Updated 62 Days ago
It’s interesting that Ghost Town is released the same day as Lakeview Terrace. At first blush, they couldn’t seem more disparate. One is a taut thriller mining the depths racial tension and the other is a romantic comedy. But if you look deeper you’ll see that one is directed someone (Neil LaBute) who has made a career out of creating uncomfortable films that make people mad while the other stars someone (Ricky Gervais) who has made a career of out creating uncomfortable situations that make people laugh.

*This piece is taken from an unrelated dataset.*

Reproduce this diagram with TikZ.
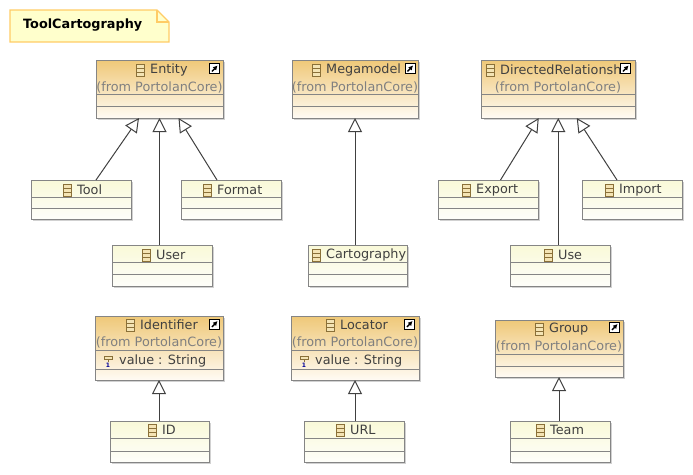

Ricky Gervais (best known for creating and starring in the British version of The Office) plays Bertram Pincus, a dentist that lives a solitary live and prefers it that way. He has a tendency towards casual cruelty. He has little interest in other people and even less interest in their lives or feelings. After being placed under general anesthesia for a colonoscopy, he dies. He is revived after seven minutes. However, his brush with death enables him to see the ghosts that inhabit New York while they’re waiting to “move on”. He is quickly intercepted by Frank Herlihy (played by Greg Kinnear). Frank, while alive, had been an adulterous husband. He’s now looking to make up for that by stopping his wife from marrying a ne're-do-well. But his attempts have been ineffectual, what with being a ghost and all. Which is where Pincus comes in. Pincus, as you can guess, isn’t overly concerned with Frank’s problems. But after seeing Frank’s wife, he changes his mind in the hopes that he can stop the marriage and win her over in one fell swoop.
Gervais gives a dry but winning performance as Pincus. He’s mean but remains oddly likeable. Unfortunately as he gets nicer, the laughs can get a little sparse. On the upside, by this time we’re so caught up in the characters that we don’t really mind.

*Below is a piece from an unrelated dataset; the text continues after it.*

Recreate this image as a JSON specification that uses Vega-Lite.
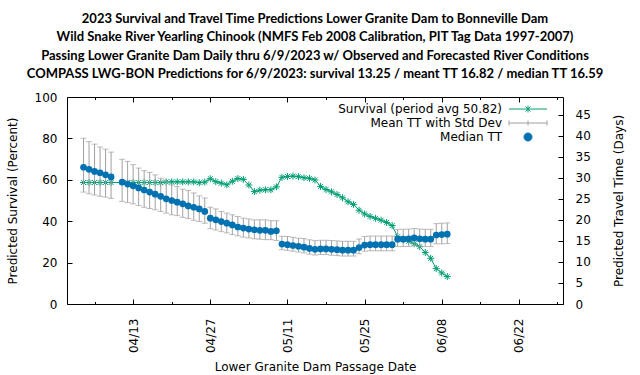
{
  "$schema": "https://vega.github.io/schema/vega-lite/v6.json",
  "width": 496,
  "height": 207,
  "autosize": {"type": "none"},
  "padding": {"left": 67, "top": 97, "right": 77, "bottom": 71},
  "background": "white",
  "config": {
    "view": {"stroke": "black", "strokeWidth": 1},
    "font": "DejaVu Sans",
    "axis": {
      "labelFont": "DejaVu Sans", "labelFontSize": 12, "labelColor": "black",
      "titleFont": "DejaVu Sans", "titleFontSize": 12, "titleFontWeight": "normal", "titleColor": "black",
      "tickColor": "black", "domain": false, "grid": false,
      "labelFlush": false, "labelOverlap": false, "labelBound": false
    }
  },
  "title": {
    "text": [
      "2023 Survival and Travel Time Predictions Lower Granite Dam to Bonneville Dam",
      "Wild Snake River Yearling Chinook (NMFS Feb 2008 Calibration, PIT Tag Data 1997-2007)",
      "Passing Lower Granite Dam Daily thru 6/9/2023 w/ Observed and Forecasted River Conditions",
      "COMPASS LWG-BON Predictions for 6/9/2023: survival 13.25 / meant TT 16.82 / median TT 16.59"
    ],
    "font": "Lato", "fontSize": 13, "fontWeight": "bold", "color": "black",
    "anchor": "middle", "frame": "group", "offset": 10, "lineHeight": 18.3
  },
  "data": {"values": [
    {"date": "2023-04-04T00:00", "surv": 58.7, "med": 32.5, "mean": 33.0, "sd": 6.4},
    {"date": "2023-04-05T00:00", "surv": 58.7, "med": 32.0, "mean": 32.4, "sd": 6.2},
    {"date": "2023-04-06T00:00", "surv": 58.7, "med": 31.5, "mean": 31.95, "sd": 6.05},
    {"date": "2023-04-07T00:00", "surv": 58.7, "med": 31.2, "mean": 31.45, "sd": 5.85},
    {"date": "2023-04-08T00:00", "surv": 58.7, "med": 30.7, "mean": 31.1, "sd": 5.7},
    {"date": "2023-04-09T00:00", "surv": 58.7, "med": 30.2, "mean": 30.6, "sd": 5.5},
    {"date": "2023-04-11T00:00", "surv": 58.7, "med": 29.0, "mean": 29.4, "sd": 5.0},
    {"date": "2023-04-12T00:00", "surv": 58.7, "med": 28.5, "mean": 29.0, "sd": 4.9},
    {"date": "2023-04-13T00:00", "surv": 58.7, "med": 28.1, "mean": 28.45, "sd": 4.65},
    {"date": "2023-04-14T00:00", "surv": 58.7, "med": 27.6, "mean": 27.85, "sd": 4.45},
    {"date": "2023-04-15T00:00", "surv": 58.7, "med": 27.1, "mean": 27.35, "sd": 4.35},
    {"date": "2023-04-16T00:00", "surv": 58.7, "med": 26.6, "mean": 27.0, "sd": 4.3},
    {"date": "2023-04-17T00:00", "surv": 58.7, "med": 26.1, "mean": 26.55, "sd": 4.15},
    {"date": "2023-04-18T00:00", "surv": 58.6, "med": 25.6, "mean": 25.95, "sd": 3.95},
    {"date": "2023-04-19T00:00", "surv": 59.0, "med": 25.0, "mean": 25.35, "sd": 3.75},
    {"date": "2023-04-20T00:00", "surv": 59.0, "med": 24.6, "mean": 24.75, "sd": 3.55},
    {"date": "2023-04-21T00:00", "surv": 59.0, "med": 24.2, "mean": 24.45, "sd": 3.45},
    {"date": "2023-04-22T00:00", "surv": 59.0, "med": 23.8, "mean": 23.95, "sd": 3.35},
    {"date": "2023-04-23T00:00", "surv": 59.0, "med": 23.3, "mean": 23.65, "sd": 3.35},
    {"date": "2023-04-24T00:00", "surv": 59.0, "med": 23.0, "mean": 23.15, "sd": 3.25},
    {"date": "2023-04-25T00:00", "surv": 58.6, "med": 22.6, "mean": 22.65, "sd": 3.05},
    {"date": "2023-04-26T00:00", "surv": 58.9, "med": 22.0, "mean": 22.2, "sd": 3.0},
    {"date": "2023-04-27T00:00", "surv": 60.5, "med": 20.4, "mean": 20.45, "sd": 2.55},
    {"date": "2023-04-28T00:00", "surv": 59.1, "med": 20.0, "mean": 20.1, "sd": 2.5},
    {"date": "2023-04-29T00:00", "surv": 58.4, "med": 19.6, "mean": 19.6, "sd": 2.4},
    {"date": "2023-04-30T00:00", "surv": 57.6, "med": 19.2, "mean": 19.25, "sd": 2.35},
    {"date": "2023-05-01T00:00", "surv": 59.3, "med": 18.8, "mean": 18.85, "sd": 2.35},
    {"date": "2023-05-02T00:00", "surv": 60.6, "med": 18.3, "mean": 18.5, "sd": 2.3},
    {"date": "2023-05-03T00:00", "surv": 60.2, "med": 18.05, "mean": 18.15, "sd": 2.25},
    {"date": "2023-05-04T00:00", "surv": 57.5, "med": 17.8, "mean": 17.95, "sd": 2.25},
    {"date": "2023-05-05T00:00", "surv": 54.3, "med": 17.65, "mean": 17.75, "sd": 2.25},
    {"date": "2023-05-06T00:00", "surv": 55.0, "med": 17.5, "mean": 17.7, "sd": 2.3},
    {"date": "2023-05-07T00:00", "surv": 55.2, "med": 17.5, "mean": 17.65, "sd": 2.35},
    {"date": "2023-05-08T00:00", "surv": 55.2, "med": 17.25, "mean": 17.55, "sd": 2.25},
    {"date": "2023-05-09T00:00", "surv": 56.6, "med": 17.4, "mean": 17.45, "sd": 2.35},
    {"date": "2023-05-10T00:00", "surv": 61.2, "med": 14.25, "mean": 14.5, "sd": 1.6},
    {"date": "2023-05-11T00:00", "surv": 61.6, "med": 14.1, "mean": 14.4, "sd": 1.65},
    {"date": "2023-05-12T00:00", "surv": 61.8, "med": 13.9, "mean": 14.2, "sd": 1.65},
    {"date": "2023-05-13T00:00", "surv": 61.5, "med": 13.7, "mean": 14.0, "sd": 1.65},
    {"date": "2023-05-14T00:00", "surv": 61.0, "med": 13.5, "mean": 13.85, "sd": 1.7},
    {"date": "2023-05-15T00:00", "surv": 60.7, "med": 13.2, "mean": 13.55, "sd": 1.7},
    {"date": "2023-05-16T00:00", "surv": 59.9, "med": 13.0, "mean": 13.35, "sd": 1.7},
    {"date": "2023-05-17T00:00", "surv": 56.8, "med": 13.1, "mean": 13.45, "sd": 1.7},
    {"date": "2023-05-18T00:00", "surv": 55.3, "med": 13.1, "mean": 13.45, "sd": 1.7},
    {"date": "2023-05-19T00:00", "surv": 54.2, "med": 13.0, "mean": 13.35, "sd": 1.75},
    {"date": "2023-05-20T00:00", "surv": 52.9, "med": 12.9, "mean": 13.25, "sd": 1.75},
    {"date": "2023-05-21T00:00", "surv": 51.3, "med": 12.8, "mean": 13.15, "sd": 1.75},
    {"date": "2023-05-22T00:00", "surv": 49.4, "med": 12.8, "mean": 13.15, "sd": 1.75},
    {"date": "2023-05-23T00:00", "surv": 48.1, "med": 12.8, "mean": 13.15, "sd": 1.75},
    {"date": "2023-05-24T00:00", "surv": 45.3, "med": 13.4, "mean": 13.7, "sd": 1.75},
    {"date": "2023-05-25T00:00", "surv": 43.5, "med": 14.0, "mean": 14.3, "sd": 1.75},
    {"date": "2023-05-26T00:00", "surv": 42.3, "med": 14.1, "mean": 14.4, "sd": 1.75},
    {"date": "2023-05-27T00:00", "surv": 41.4, "med": 14.1, "mean": 14.4, "sd": 1.75},
    {"date": "2023-05-28T00:00", "surv": 40.5, "med": 14.1, "mean": 14.4, "sd": 1.75},
    {"date": "2023-05-29T00:00", "surv": 39.4, "med": 14.1, "mean": 14.4, "sd": 1.75},
    {"date": "2023-05-30T00:00", "surv": 37.9, "med": 14.1, "mean": 14.4, "sd": 1.75},
    {"date": "2023-05-31T00:00", "surv": 32.5, "med": 15.4, "mean": 15.7, "sd": 2.05},
    {"date": "2023-06-01T00:00", "surv": 31.4, "med": 15.4, "mean": 15.7, "sd": 2.05},
    {"date": "2023-06-02T00:00", "surv": 30.3, "med": 15.5, "mean": 15.75, "sd": 2.05},
    {"date": "2023-06-03T00:00", "surv": 29.1, "med": 15.7, "mean": 15.9, "sd": 2.05},
    {"date": "2023-06-04T00:00", "surv": 27.7, "med": 15.5, "mean": 15.75, "sd": 2.05},
    {"date": "2023-06-05T00:00", "surv": 24.9, "med": 15.4, "mean": 15.7, "sd": 2.05},
    {"date": "2023-06-06T00:00", "surv": 22.1, "med": 15.4, "mean": 15.7, "sd": 2.05},
    {"date": "2023-06-07T00:00", "surv": 17.1, "med": 16.4, "mean": 16.7, "sd": 2.4},
    {"date": "2023-06-08T00:00", "surv": 15.0, "med": 16.5, "mean": 16.75, "sd": 2.45},
    {"date": "2023-06-09T00:00", "surv": 13.25, "med": 16.59, "mean": 16.82, "sd": 2.45}
  ]},
  "layer": [
    {
      "layer": [
        {
          "mark": {"type": "line", "color": "#009e73", "strokeWidth": 1},
          "encoding": {
            "x": {"field": "date", "type": "temporal",
              "scale": {"domain": [{"year": 2023, "month": 4, "date": 1}, {"year": 2023, "month": 6, "date": 30}]},
              "title": "Lower Granite Dam Passage Date",
              "axis": {
                "orient": "bottom",
                "values": [
                  {"year": 2023, "month": 4, "date": 6}, {"year": 2023, "month": 4, "date": 13}, {"year": 2023, "month": 4, "date": 20}, {"year": 2023, "month": 4, "date": 27},
                  {"year": 2023, "month": 5, "date": 4}, {"year": 2023, "month": 5, "date": 11}, {"year": 2023, "month": 5, "date": 18}, {"year": 2023, "month": 5, "date": 25},
                  {"year": 2023, "month": 6, "date": 1}, {"year": 2023, "month": 6, "date": 8}, {"year": 2023, "month": 6, "date": 15}, {"year": 2023, "month": 6, "date": 22},
                  {"year": 2023, "month": 6, "date": 29}
                ],
                "labelExpr": "round((datum.value - datetime(2023,3,13)) / 864e5) % 14 == 0 ? timeFormat(datum.value, '%m/%d') : ''",
                "labelAngle": 270,
                "labelPadding": 19,
                "tickSize": {"condition": {"test": "round((datum.value - datetime(2023,3,13)) / 864e5) % 14 == 0", "value": -5}, "value": -2.5},
                "titlePadding": 9
              }
            },
            "y": {"field": "surv", "type": "quantitative",
              "scale": {"domain": [0, 100], "nice": false},
              "title": "Predicted Survival (Percent)",
              "axis": {"orient": "left", "values": [0, 20, 40, 60, 80, 100], "tickSize": -5, "labelPadding": 15, "titlePadding": 15}
            }
          }
        },
        {
          "mark": {"type": "point", "shape": "M-1,0H1M0,-1V1M-0.7,-0.7L0.7,0.7M-0.7,0.7L0.7,-0.7", "filled": false, "color": "#009e73", "size": 49, "strokeWidth": 1, "opacity": 1},
          "encoding": {
            "x": {"field": "date", "type": "temporal"},
            "y": {"field": "surv", "type": "quantitative"}
          }
        }
      ]
    },
    {
      "layer": [
        {
          "mark": {"type": "errorbar", "color": "#a0a0a0", "thickness": 1, "ticks": {"size": 6, "color": "#a0a0a0"}},
          "encoding": {
            "x": {"field": "date", "type": "temporal",
              "axis": {
                "orient": "top", "labels": false, "title": null,
                "values": [
                  {"year": 2023, "month": 4, "date": 6}, {"year": 2023, "month": 4, "date": 13}, {"year": 2023, "month": 4, "date": 20}, {"year": 2023, "month": 4, "date": 27},
                  {"year": 2023, "month": 5, "date": 4}, {"year": 2023, "month": 5, "date": 11}, {"year": 2023, "month": 5, "date": 18}, {"year": 2023, "month": 5, "date": 25},
                  {"year": 2023, "month": 6, "date": 1}, {"year": 2023, "month": 6, "date": 8}, {"year": 2023, "month": 6, "date": 15}, {"year": 2023, "month": 6, "date": 22},
                  {"year": 2023, "month": 6, "date": 29}
                ],
                "tickSize": {"condition": {"test": "round((datum.value - datetime(2023,3,13)) / 864e5) % 14 == 0", "value": -5}, "value": -2.5}
              }
            },
            "y": {"field": "mean", "type": "quantitative",
              "scale": {"domain": [0, 49.2], "nice": false},
              "title": "Predicted Travel Time (Days)",
              "axis": {"orient": "right", "values": [0, 5, 10, 15, 20, 25, 30, 35, 40, 45], "tickSize": -5, "labelPadding": 17, "titleAngle": 270, "titlePadding": 35}
            },
            "yError": {"field": "sd"}
          }
        },
        {
          "mark": {"type": "circle", "color": "#0072b2", "size": 45, "opacity": 1},
          "encoding": {
            "x": {"field": "date", "type": "temporal"},
            "y": {"field": "med", "type": "quantitative",
              "scale": {"domain": [0, 49.2], "nice": false},
              "title": "Predicted Travel Time (Days)",
              "axis": {"orient": "right", "values": [0, 5, 10, 15, 20, 25, 30, 35, 40, 45], "tickSize": -5, "labelPadding": 17, "titleAngle": 270, "titlePadding": 35}
            }
          }
        }
      ]
    },
    {
      "transform": [{"filter": "false"}],
      "mark": {"type": "point", "filled": true, "opacity": 1, "strokeWidth": 1},
      "encoding": {
        "color": {"field": "series", "type": "nominal",
          "scale": {"domain": ["Survival (period avg 50.82)", "Mean TT with Std Dev", "Median TT"], "range": ["#009e73", "#a0a0a0", "#0072b2"]},
          "legend": {"title": null, "orient": "none", "legendX": 455, "legendY": 6, "labelAlign": "right", "labelOffset": -32, "symbolSize": 100, "symbolStrokeWidth": 1, "labelFont": "DejaVu Sans", "labelFontSize": 12, "labelColor": "black", "rowPadding": 2, "padding": 0, "labelLimit": 400}
        },
        "stroke": {"field": "series", "type": "nominal",
          "scale": {"domain": ["Survival (period avg 50.82)", "Mean TT with Std Dev", "Median TT"], "range": ["#009e73", "#a0a0a0", "#0072b2"]},
          "legend": {"title": null, "orient": "none", "legendX": 455, "legendY": 6, "labelAlign": "right", "labelOffset": -32, "symbolSize": 100, "symbolStrokeWidth": 1, "labelFont": "DejaVu Sans", "labelFontSize": 12, "labelColor": "black", "rowPadding": 2, "padding": 0, "labelLimit": 400}
        },
        "shape": {"field": "series", "type": "nominal",
          "scale": {"domain": ["Survival (period avg 50.82)", "Mean TT with Std Dev", "Median TT"],
            "range": [
              "M-3.8,0H3.8M0,-0.7V0.7M-0.5,-0.5L0.5,0.5M-0.5,0.5L0.5,-0.5",
              "M-3.8,0H3.8M-3.8,-0.5V0.5M3.8,-0.5V0.5M0,-0.5V0.5",
              "M0.8,0A0.8,0.8,0,1,1,-0.8,0A0.8,0.8,0,1,1,0.8,0Z"
            ]},
          "legend": {"title": null, "orient": "none", "legendX": 455, "legendY": 6, "labelAlign": "right", "labelOffset": -32, "symbolSize": 100, "symbolStrokeWidth": 1, "labelFont": "DejaVu Sans", "labelFontSize": 12, "labelColor": "black", "rowPadding": 2, "padding": 0, "labelLimit": 400}
        }
      }
    }
  ],
  "resolve": {"scale": {"y": "independent"}, "axis": {"x": "independent"}}
}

Kinnear is likeable as a charming, albeit slightly smarmy, ghost. And, as a side note, is there a more surprising actor to come along in the last ten years? Who’d have thought a basic cable would have produced such a person. It’s interesting that he started as talk show host. Johnny Carson was wildly praised for being smart enough to know that if he made his guests look good he, in turn, would look good too. It’s a good lesson for a talk show host and Kinnear seems to have carried that way of thinking over to his acting.
Ghost Town is a charming little film that slowly wins over the audience. It doesn’t have the “huge comedic set-piece” that we often get in comedies these days. There isn’t the “hair gel” moment of There’s Something About Mary or the “pie scene” of American Pie. For the last decade or so, many of Hollywood’s biggest comedies have felt like they wrote the big jokes first and then grafted them on to whatever movie they were making that week. Sometimes that works but more often than not, it doesn’t. Here we get a movie that *gasp* derives its humor from its characters. None of these jokes were pre-written.
While the story is fairly rudimentary, it’s elevated by its cast. The rapport between Gervais and Kinnear is stellar. And Gervais’ frustration with people that simply want to be polite is harvested for solid laughs. In the third act, when the movie focuses on some of the other ghosts haunting New York, it deftly walks that line between being sentimental and being treacly.
On a scale of 1 to 10, with 10 being Topper and 1 being Two of a Kind, Ghost Town gets an 8.